Source: Blizzard Entertainment

Claire Hart, the Chief Legal Officer at Blizzard Entertainment, announced in a LinkedIn post on Monday that she left the company last week. Her departure comes amid a legal complaint filed against Activision Blizzard by the California Department of Fair  Employment and Housing alleging rampant gender discrimination and sexual harassment across the company. That lawsuit has in turn spurred a variety of new accusations against the company from investors and employees.

 

"After more than three years at Blizzard Entertainment, I have decided to move on to my next adventure. Friday was my last day," Hart said in public LinkedIn post on Monday. "The past three years have been full of unexpected twists and turns, but I feel honored to have worked with and met so many great people at Blizzard and across the Activision Blizzard businesses. I'll be taking a short break before making my next move. Stay tuned!"

 

According to her LinkedIn job description, Hart directed the global legal and public policy team for Blizzard Entertainment, Activision Blizzard, and Activision in APAC and China. She provided strategic guidance on legal issues, including employment, litigation, accessibility, and more. She worked for Blizzard Entertainment for just over 3 years.

 

Hart is the latest high-profile employee at Blizzard Entertainment to leave the company in the wake of the ever-increasing pile of legal complaints against the company. Blizzard President J. Allen Brack left the company in early August.

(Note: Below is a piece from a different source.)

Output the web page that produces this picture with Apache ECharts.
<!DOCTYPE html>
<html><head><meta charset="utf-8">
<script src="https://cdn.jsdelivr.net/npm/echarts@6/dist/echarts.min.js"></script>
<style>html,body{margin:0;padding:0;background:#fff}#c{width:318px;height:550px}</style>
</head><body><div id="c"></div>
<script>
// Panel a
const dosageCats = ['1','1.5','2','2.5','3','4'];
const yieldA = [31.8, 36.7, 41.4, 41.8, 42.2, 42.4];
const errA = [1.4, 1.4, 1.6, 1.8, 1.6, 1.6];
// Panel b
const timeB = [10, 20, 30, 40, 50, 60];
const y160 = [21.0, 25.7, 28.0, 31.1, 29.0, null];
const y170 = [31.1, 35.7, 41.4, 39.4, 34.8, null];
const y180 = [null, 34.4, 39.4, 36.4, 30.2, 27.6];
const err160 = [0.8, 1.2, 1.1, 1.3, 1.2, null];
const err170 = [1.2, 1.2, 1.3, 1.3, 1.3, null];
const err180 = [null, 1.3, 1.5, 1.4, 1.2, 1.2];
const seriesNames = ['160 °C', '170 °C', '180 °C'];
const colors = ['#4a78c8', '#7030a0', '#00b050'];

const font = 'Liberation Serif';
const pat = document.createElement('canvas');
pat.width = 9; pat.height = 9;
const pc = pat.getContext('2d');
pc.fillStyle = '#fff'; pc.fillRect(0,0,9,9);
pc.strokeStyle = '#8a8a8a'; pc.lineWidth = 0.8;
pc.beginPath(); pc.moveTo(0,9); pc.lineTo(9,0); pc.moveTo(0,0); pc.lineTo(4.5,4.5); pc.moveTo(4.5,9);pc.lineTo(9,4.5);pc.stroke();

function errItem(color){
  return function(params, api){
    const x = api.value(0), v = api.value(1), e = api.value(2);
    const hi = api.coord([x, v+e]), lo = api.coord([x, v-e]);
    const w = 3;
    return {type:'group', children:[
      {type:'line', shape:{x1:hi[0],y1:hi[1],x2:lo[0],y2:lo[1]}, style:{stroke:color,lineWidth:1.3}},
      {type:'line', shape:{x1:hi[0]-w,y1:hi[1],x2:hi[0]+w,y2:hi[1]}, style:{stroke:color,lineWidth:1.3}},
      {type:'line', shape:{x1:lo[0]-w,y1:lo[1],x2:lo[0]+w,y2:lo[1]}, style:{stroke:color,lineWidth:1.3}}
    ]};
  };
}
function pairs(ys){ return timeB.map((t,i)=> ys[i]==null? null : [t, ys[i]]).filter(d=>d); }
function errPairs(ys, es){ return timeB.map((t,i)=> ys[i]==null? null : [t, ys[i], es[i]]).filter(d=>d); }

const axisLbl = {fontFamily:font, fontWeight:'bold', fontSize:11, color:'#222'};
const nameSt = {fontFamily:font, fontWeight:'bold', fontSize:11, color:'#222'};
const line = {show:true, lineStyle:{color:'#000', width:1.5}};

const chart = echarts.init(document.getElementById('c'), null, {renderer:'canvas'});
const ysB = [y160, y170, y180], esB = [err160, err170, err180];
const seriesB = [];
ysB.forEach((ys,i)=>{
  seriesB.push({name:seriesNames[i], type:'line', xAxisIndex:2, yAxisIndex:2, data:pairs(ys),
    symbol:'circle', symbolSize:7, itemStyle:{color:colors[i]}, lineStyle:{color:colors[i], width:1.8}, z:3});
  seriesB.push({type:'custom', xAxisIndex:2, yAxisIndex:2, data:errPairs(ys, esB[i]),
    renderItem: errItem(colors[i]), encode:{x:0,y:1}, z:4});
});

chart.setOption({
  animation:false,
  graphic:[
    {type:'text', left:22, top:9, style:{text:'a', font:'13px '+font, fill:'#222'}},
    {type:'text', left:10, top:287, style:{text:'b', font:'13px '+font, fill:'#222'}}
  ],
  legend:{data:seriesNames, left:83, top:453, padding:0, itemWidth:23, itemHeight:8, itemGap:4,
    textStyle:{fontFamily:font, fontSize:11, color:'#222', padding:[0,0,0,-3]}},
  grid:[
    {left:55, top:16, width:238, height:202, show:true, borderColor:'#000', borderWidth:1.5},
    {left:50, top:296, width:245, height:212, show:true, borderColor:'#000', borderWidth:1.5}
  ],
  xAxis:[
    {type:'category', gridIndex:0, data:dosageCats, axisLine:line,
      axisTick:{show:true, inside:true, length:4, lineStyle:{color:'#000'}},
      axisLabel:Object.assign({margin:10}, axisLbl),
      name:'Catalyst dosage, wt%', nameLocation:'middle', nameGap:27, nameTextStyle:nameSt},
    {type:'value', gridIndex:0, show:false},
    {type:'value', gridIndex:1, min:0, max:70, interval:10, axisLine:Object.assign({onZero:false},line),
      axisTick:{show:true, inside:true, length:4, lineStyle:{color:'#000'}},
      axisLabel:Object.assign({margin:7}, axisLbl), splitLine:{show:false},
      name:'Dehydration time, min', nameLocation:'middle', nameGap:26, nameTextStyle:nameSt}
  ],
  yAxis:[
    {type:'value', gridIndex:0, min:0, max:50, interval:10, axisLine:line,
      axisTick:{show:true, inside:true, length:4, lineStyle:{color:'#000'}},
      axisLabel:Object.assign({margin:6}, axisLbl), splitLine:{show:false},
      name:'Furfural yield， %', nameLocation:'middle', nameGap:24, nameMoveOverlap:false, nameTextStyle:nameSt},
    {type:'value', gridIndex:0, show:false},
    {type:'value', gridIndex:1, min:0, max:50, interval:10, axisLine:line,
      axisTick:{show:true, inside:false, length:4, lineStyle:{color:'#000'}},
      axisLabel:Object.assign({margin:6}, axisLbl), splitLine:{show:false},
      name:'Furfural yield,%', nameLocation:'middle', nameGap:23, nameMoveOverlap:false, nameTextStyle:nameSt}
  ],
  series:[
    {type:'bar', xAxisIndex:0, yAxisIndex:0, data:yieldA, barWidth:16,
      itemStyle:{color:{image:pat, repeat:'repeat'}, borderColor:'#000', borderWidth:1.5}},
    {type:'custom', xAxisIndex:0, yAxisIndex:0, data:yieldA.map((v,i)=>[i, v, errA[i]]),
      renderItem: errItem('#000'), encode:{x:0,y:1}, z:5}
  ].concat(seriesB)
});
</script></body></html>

A week later on August 11th, it was confirmed that the director of Diablo 4 Luis Barriga, Lead level designer Jesse McCree (Overwatch McCree's named sake), and World of Warcraft Designer Jonathon LeCraft were no longer with the company. 

 

Hart leaves Blizzard in a high-pressure moment for the company. On Monday, it was confirmed by the Wall Street Journal that the Securities and Exchange Commission are now investigating Blizzard. That lawsuit joins the aforementioned Cali DFEH lawsuit, a class-action lawsuit from Activision Blizzard investors, and a complaint to the National Labor Relations Board on behalf of employees alleging union-busting and employee intimidation.